In respect of the development application for a development permit the two issues raised were:

  1. whether that application lapsed because of a failure to refer the application to DEHP; and
  2. the level of assessment required for the application (ie should it be impact assessable or code assessable).

Under the relevant planning scheme, a shopping centre was an undefined use, and a shopping centre proposal would have fallen under the description of “other use where not defined impact assessable”.

With respect to public notification, the Applicant contended that the public notification did not identify the nature, scale and density of the development for which approval was sought, or the eventual use of the site as a shopping centre.

With respect to the lapsing issue, the Applicant argued that because the land was on the Environmental Management Register maintained under the Environmental Protection Act 1994, the development application for a preliminary approval required referral to the DEHP as a concurrence agency. Because the development application was not referred to the DEHP, and none of the opportunities to rectify the failure provided for under the SPA had been taken, the Applicant contended that the development application had lapsed pursuant to s. 272 of the SPA and the preliminary approval was accordingly invalid and of no effect.

The Second Respondent had also failed to originally refer the development application for a development permit to the DEHP. However, after it was served with the Originating Application (before the development application was approved), it sought to rectify the oversight by providing notification of a missed referral agency pursuant to s. 357 of the SPA and delivering a copy of the development application to the DEHP.

Decision: The Court held, that:

While the public notices did not specifically refer to the land being developed as a shopping centre, it was made abundantly clear that a significant commercial development was to be carried out over the site. The substantive change in the intended use of the land and the scale of the proposed development together with the reference to the full application being able to be viewed at the offices of the Second Respondent provided sufficient basic information to inform and motivate any interested persons. 

The development application for preliminary approval was required to be referred to the DEHP and it was an unavoidable conclusion that the application had lapsed.

Whether an act done (or a failure to do an act) in breach of a legislative provision resulted in invalidity was to be determined from the construction of the relevant statute. In addition, in cases involving referral / concurrence agencies, it would also be necessary to enquire whether the broader public interests might have been prejudiced by the non-compliance.
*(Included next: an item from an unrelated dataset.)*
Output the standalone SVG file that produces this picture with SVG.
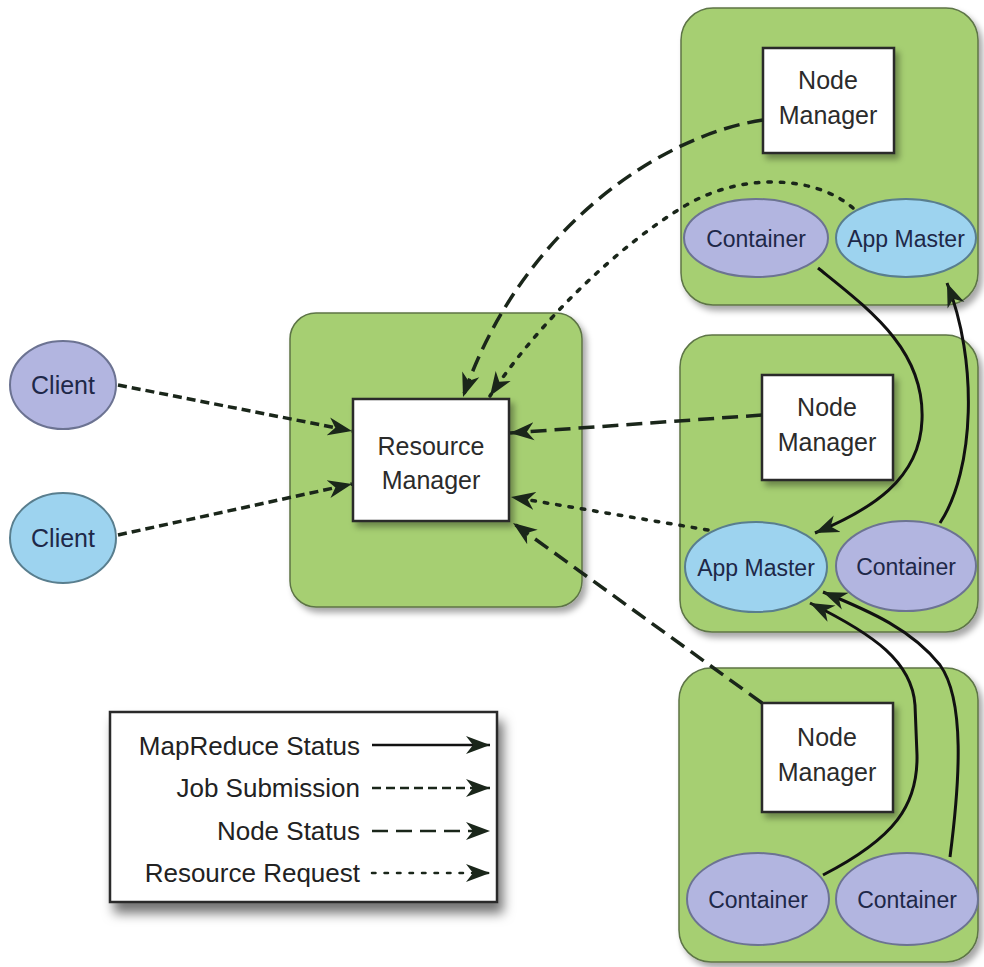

While the powers of the Court must be exercised judicially, provisions such as s. 440 of the SPA should be given their full effect and not be unnecessarily read down.

It was appropriate to exercise the excusatory discretion given under s. 440 of the SPA in the favour of the Second Respondent. It was not a case where the Second Respondent had acted in a deceitful or even reckless manner. It relied, reasonably, on the advice of the town planners retained by it. The application was supported by the authority charged with the responsibility of orderly development within its local government area. Further, no genuine prejudice had been caused to the Applicant and there was no evidence of prejudice to the DEHP or the public. To require the approval to effectively start again would unnecessarily cause the Second Respondent additional costs and delay in the provision of services and amenities for which a demonstrated need had been shown to exist.